Your instructions: Retype exactly the lines from the first one through the line with "const axisColor = '#2a6498'", including both ends; skip any pictures.

Data block:

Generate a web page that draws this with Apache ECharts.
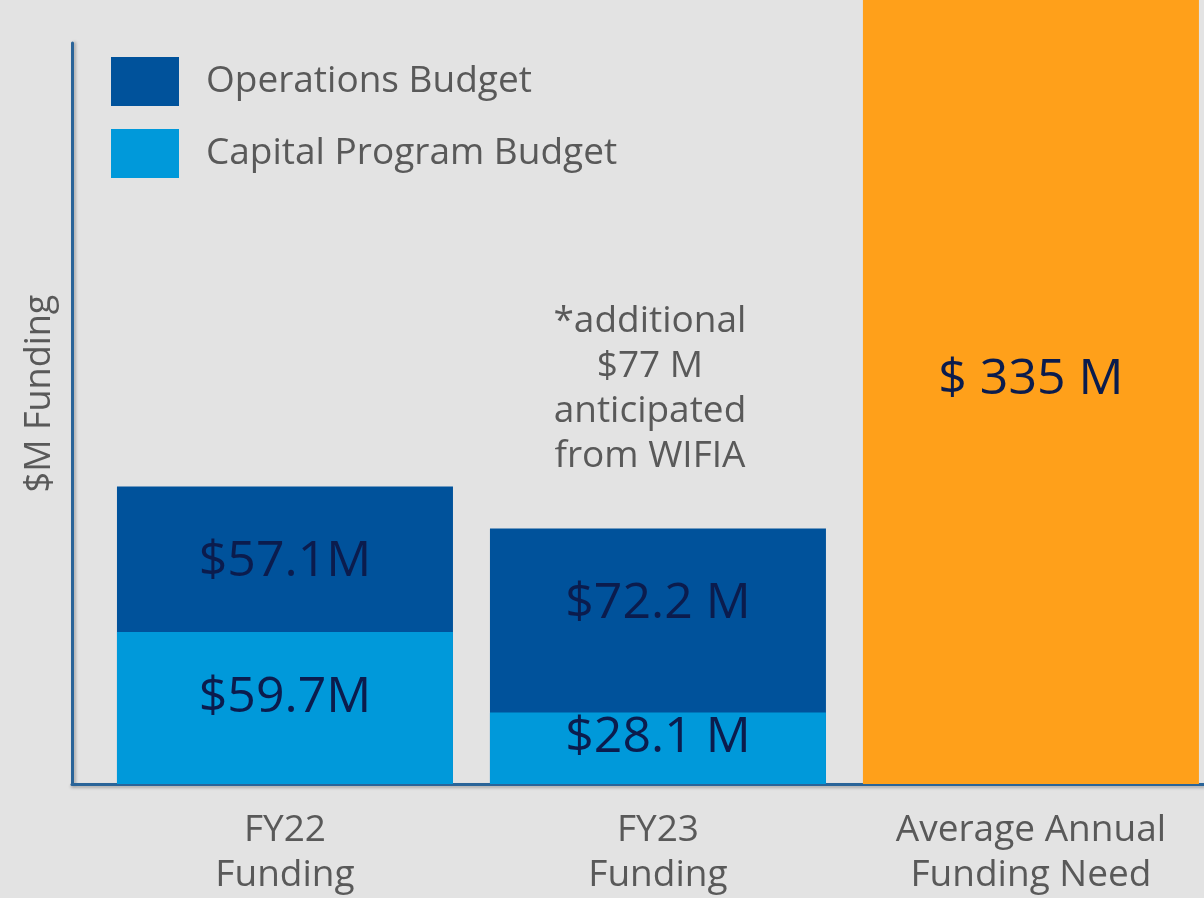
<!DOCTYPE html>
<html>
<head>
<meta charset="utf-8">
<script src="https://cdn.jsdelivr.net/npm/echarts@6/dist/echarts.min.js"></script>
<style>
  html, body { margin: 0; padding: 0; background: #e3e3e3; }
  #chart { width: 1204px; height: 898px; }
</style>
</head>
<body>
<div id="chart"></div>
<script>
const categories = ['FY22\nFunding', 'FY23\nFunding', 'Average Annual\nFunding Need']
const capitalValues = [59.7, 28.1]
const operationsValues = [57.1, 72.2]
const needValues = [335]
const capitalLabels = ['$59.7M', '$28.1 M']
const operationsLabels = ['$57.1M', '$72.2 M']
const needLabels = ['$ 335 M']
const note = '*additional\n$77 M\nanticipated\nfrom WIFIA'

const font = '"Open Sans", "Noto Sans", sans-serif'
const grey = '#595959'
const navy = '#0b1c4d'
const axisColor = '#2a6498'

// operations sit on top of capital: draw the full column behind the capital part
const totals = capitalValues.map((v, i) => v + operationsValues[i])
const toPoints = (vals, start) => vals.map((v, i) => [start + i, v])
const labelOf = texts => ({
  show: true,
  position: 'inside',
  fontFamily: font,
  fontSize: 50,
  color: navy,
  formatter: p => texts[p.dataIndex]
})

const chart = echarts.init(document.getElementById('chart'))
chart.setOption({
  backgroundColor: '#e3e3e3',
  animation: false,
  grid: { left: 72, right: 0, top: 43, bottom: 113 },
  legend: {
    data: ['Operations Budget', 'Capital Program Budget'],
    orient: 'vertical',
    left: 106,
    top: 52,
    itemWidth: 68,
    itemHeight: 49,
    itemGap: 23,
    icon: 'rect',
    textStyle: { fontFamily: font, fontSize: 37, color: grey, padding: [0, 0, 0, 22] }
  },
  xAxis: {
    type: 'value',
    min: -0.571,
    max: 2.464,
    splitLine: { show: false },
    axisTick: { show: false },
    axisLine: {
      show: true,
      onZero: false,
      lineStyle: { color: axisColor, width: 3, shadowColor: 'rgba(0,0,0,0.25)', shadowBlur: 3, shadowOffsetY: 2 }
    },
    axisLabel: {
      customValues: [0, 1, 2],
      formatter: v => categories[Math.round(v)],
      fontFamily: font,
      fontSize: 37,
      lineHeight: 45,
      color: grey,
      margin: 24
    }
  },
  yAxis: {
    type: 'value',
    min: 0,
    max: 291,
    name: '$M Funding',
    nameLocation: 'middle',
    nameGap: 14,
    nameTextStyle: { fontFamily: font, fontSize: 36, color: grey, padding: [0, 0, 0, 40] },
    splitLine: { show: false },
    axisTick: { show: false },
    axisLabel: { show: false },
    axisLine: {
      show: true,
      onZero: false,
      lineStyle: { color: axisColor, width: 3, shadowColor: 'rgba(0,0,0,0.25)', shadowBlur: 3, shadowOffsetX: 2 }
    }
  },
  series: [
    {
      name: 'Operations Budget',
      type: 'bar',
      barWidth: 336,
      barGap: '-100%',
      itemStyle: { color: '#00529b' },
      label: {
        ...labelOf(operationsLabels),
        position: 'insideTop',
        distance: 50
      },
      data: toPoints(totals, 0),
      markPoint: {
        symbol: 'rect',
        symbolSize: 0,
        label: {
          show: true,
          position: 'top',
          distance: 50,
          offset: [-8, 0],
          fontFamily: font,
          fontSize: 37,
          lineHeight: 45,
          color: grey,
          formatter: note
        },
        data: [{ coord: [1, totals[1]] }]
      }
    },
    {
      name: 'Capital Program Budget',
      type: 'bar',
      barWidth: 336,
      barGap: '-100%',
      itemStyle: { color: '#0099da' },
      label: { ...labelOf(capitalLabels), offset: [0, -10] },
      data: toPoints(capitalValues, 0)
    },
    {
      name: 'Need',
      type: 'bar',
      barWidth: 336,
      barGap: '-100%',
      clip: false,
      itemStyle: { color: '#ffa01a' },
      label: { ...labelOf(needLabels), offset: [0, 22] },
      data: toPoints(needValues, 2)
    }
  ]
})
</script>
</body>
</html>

Task response:
Generate a web page that draws this with Apache ECharts.
<!DOCTYPE html>
<html>
<head>
<meta charset="utf-8">
<script src="https://cdn.jsdelivr.net/npm/echarts@6/dist/echarts.min.js"></script>
<style>
  html, body { margin: 0; padding: 0; background: #e3e3e3; }
  #chart { width: 1204px; height: 898px; }
</style>
</head>
<body>
<div id="chart"></div>
<script>
const categories = ['FY22\nFunding', 'FY23\nFunding', 'Average Annual\nFunding Need']
const capitalValues = [59.7, 28.1]
const operationsValues = [57.1, 72.2]
const needValues = [335]
const capitalLabels = ['$59.7M', '$28.1 M']
const operationsLabels = ['$57.1M', '$72.2 M']
const needLabels = ['$ 335 M']
const note = '*additional\n$77 M\nanticipated\nfrom WIFIA'

const font = '"Open Sans", "Noto Sans", sans-serif'
const grey = '#595959'
const navy = '#0b1c4d'
const axisColor = '#2a6498'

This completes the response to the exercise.